By attracting the crème de la crème of the NLP/Machine Learning PhDs, Prismatic claims to be able to harness the power of social media and some clever distribution to give consumers a better way of accessing content online. According to Prismatic founder Bradford Cross, his company offers a service that lies somewhere between an RSS feed and Twitter and ends up providing the same kind of service offered by newspapers only with a wider range of sources.
Cross said: “It’s not just about personalization… it’s about how media is consumed now. In the old days, you could just go to the New York Times and get all your news, or whatever. But that’s not the case any more, and it will likely never be the case again. The news is all distributed now, to a thousand different places.”
In order to make sure Prismatic remains at the top of its game, Cross and his team have just finished a Series A round led by Accel’s Jim Breyer, which netted them a cool $15 million. This takes the total raised to $16.5 million, most of which will be ploughed into plenty of R&D to make sure the service is as good as it can be.
Welcome to Prismatic
It wasn’t that long ago that we would buy a newspaper if we wanted to find out what was going on in the world. We would sit at the coffee shop, or enjoy breakfast in bed on a Sunday with a steaming cup of Joe, and leaf through the pages at our leisure.
As well as delivering us the latest news, we would also be presented with features, snippets, editorial and other bits and pieces that talented editors felt their readers would be interested in and enjoy reading. Now the way we consume news has changed, but developers have struggled to replicate that instinct and feel for relevant content that the newspaper editors have.
The tech world has seen countless startups struggle to deliver such content to users when and how they wanted it. From Digg and Stumbleupon, to Flipboard and Wavii – the battle for relevant content delivered fast, has always been an uphill struggle. Until now.
Basically, Prismatic makes sure the content it delivers to its users is relevant and timely by linking to their social media accounts and analysing their followers and news feeds. By machine learning it can then categorize them into topics, individuals and publications and by then using algorithms and user activity signals it can devise a newsfeed that’s entirely bespoke.
The mobile interface is simple and slick and made for the touchscreen. It allows users to share, dislike or declare content as ‘interesting’ and the service continues to learn, the more a user interacts with it, making sure all feeds remain relevant.
Sounds Good. Does it Have a Future?
Originally launched as a web-based service, Prismatic has developed slowly in an effort to remain sustainable and only revealed its app in August. Since then it’s rumoured to have attracted 25K weekly users, with 10K logging on via Facebook.

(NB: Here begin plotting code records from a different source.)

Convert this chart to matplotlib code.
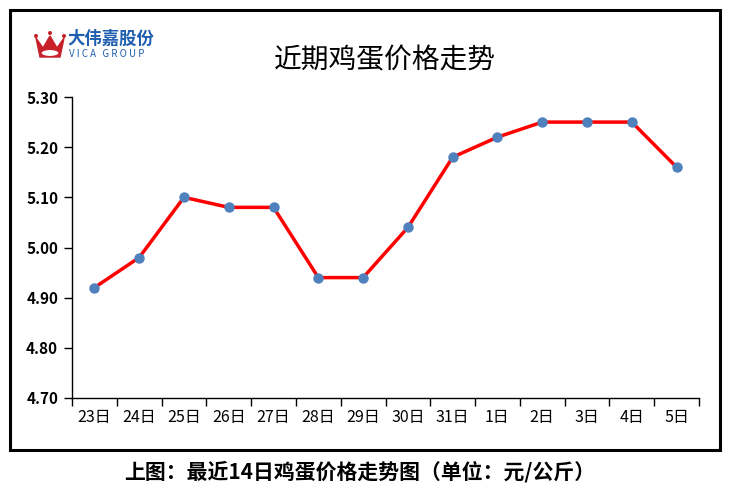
import matplotlib
matplotlib.use("Agg")
import matplotlib.pyplot as plt
from matplotlib.patches import Rectangle, Polygon, Ellipse

plt.rcParams['font.family'] = ['Noto Sans CJK SC', 'DejaVu Sans']

days = ["23日", "24日", "25日", "26日", "27日", "28日", "29日", "30日", "31日",
        "1日", "2日", "3日", "4日", "5日"]
prices = [4.92, 4.98, 5.10, 5.08, 5.08, 4.94, 4.94, 5.04, 5.18, 5.22, 5.25, 5.25, 5.25, 5.16]
yticks = [4.70, 4.80, 4.90, 5.00, 5.10, 5.20, 5.30]

fig = plt.figure(figsize=(7.3, 4.91), dpi=100)
W, H = 730, 491

def fx(x):
    return x / W

def fy(y):
    return 1 - y / H

# outer frame
fig.patches.append(Rectangle((fx(10), fy(450)), fx(710), 440 / H, transform=fig.transFigure,
                             fill=False, edgecolor='black', linewidth=2.2))

ax = fig.add_axes([fx(72), fy(398), fx(627), 301 / H])
x = list(range(len(days)))
ax.plot(x, prices, color='#FF0000', linewidth=2.5, marker='o', markersize=6.5,
        markerfacecolor='#4F81BD', markeredgecolor='#4F81BD', zorder=3)
ax.set_xlim(-0.5, len(days) - 0.5)
ax.set_ylim(4.70, 5.30)
ax.set_yticks(yticks)
ax.set_yticklabels([f"{v:.2f}" for v in yticks], fontsize=11, fontweight='bold')
ax.set_xticks([i - 0.5 for i in range(len(days) + 1)])
ax.set_xticklabels([])
ax.set_xticks(x, minor=True)
ax.set_xticklabels(days, minor=True, fontsize=11.5)
ax.tick_params(axis='x', which='minor', length=0, pad=8)
ax.tick_params(axis='x', which='major', length=6, width=1, direction='out')
ax.tick_params(axis='y', length=6, width=1, direction='out', pad=4)
for s in ['top', 'right']:
    ax.spines[s].set_visible(False)
for s in ['left', 'bottom']:
    ax.spines[s].set_linewidth(1)

# title
fig.text(fx(385), fy(60), "近期鸡蛋价格走势", ha='center', va='center', fontsize=20)

# caption
fig.text(fx(360), fy(472), "上图：最近14日鸡蛋价格走势图（单位：元/公斤）", ha='center', va='center',
         fontsize=15, fontweight='bold')

# logo
crown = Polygon([(fx(36), fy(38)), (fx(43), fy(48)), (fx(50), fy(36)), (fx(57), fy(48)),
                 (fx(64), fy(38)), (fx(60), fy(57)), (fx(40), fy(57))],
                closed=True, transform=fig.transFigure, facecolor='#C8202A', edgecolor='#C8202A')
fig.patches.append(crown)
for cx, cy in [(36, 36), (50, 33), (64, 36)]:
    fig.patches.append(Ellipse((fx(cx), fy(cy)), 4 / W, 4 / H, transform=fig.transFigure,
                               facecolor='#C8202A', edgecolor='none'))
fig.patches.append(Ellipse((fx(50), fy(53)), 18 / W, 7 / H, transform=fig.transFigure,
                           facecolor='white', edgecolor='#C8202A', linewidth=0.8))
fig.text(fx(67), fy(39), "大伟嘉股份", ha='left', va='center', fontsize=12.5,
         color='#1F5FAF', fontweight='bold')
fig.text(fx(69), fy(54), "V I C A   G R O U P", ha='left', va='center', fontsize=7,
         color='#1F5FAF')

fig.savefig("out.png", dpi=100)
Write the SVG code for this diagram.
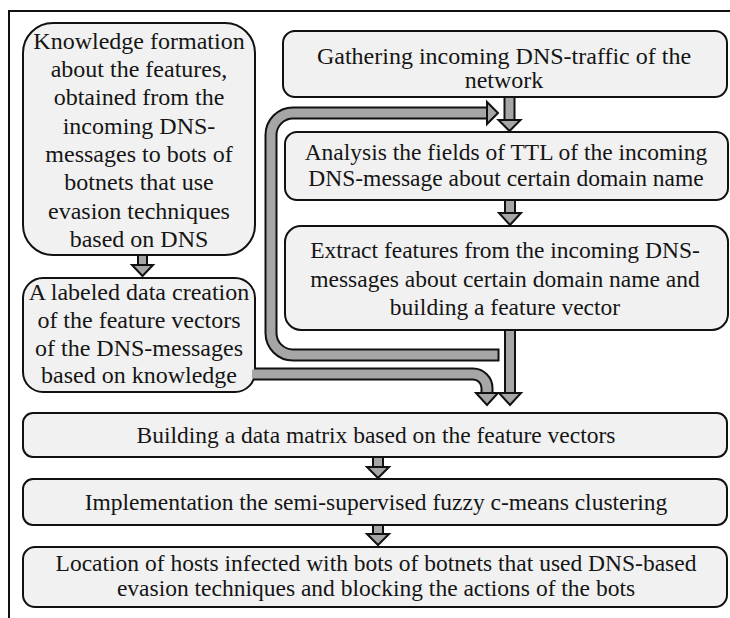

The investors are certainly convinced the service has a future too. “The ever-increasing amount of online data will require a more sophisticated approach on how we select relevant information,” investor Yuri Milner said. “This new approach could be 50 percent driven by your network and 50 percent driven by algorithms and could make consumption of online data more relevant.”
By developing slowly and growing as a proper, grown-up business, Prismatic certainly seems to be endearing itself to users as they recognize its commitment to building a quality service. Even though it competes with some big hitters such as Pulse, Zite and Flipboard, Cross believes its dedication and high standards will see it succeed.
Although it currently has no means of generating revenue, there are discussions with Amazon around providing affiliate links in stories. It’s also looking into expanding into content types besides news such as events and apps, which could also bring monetization opportunities.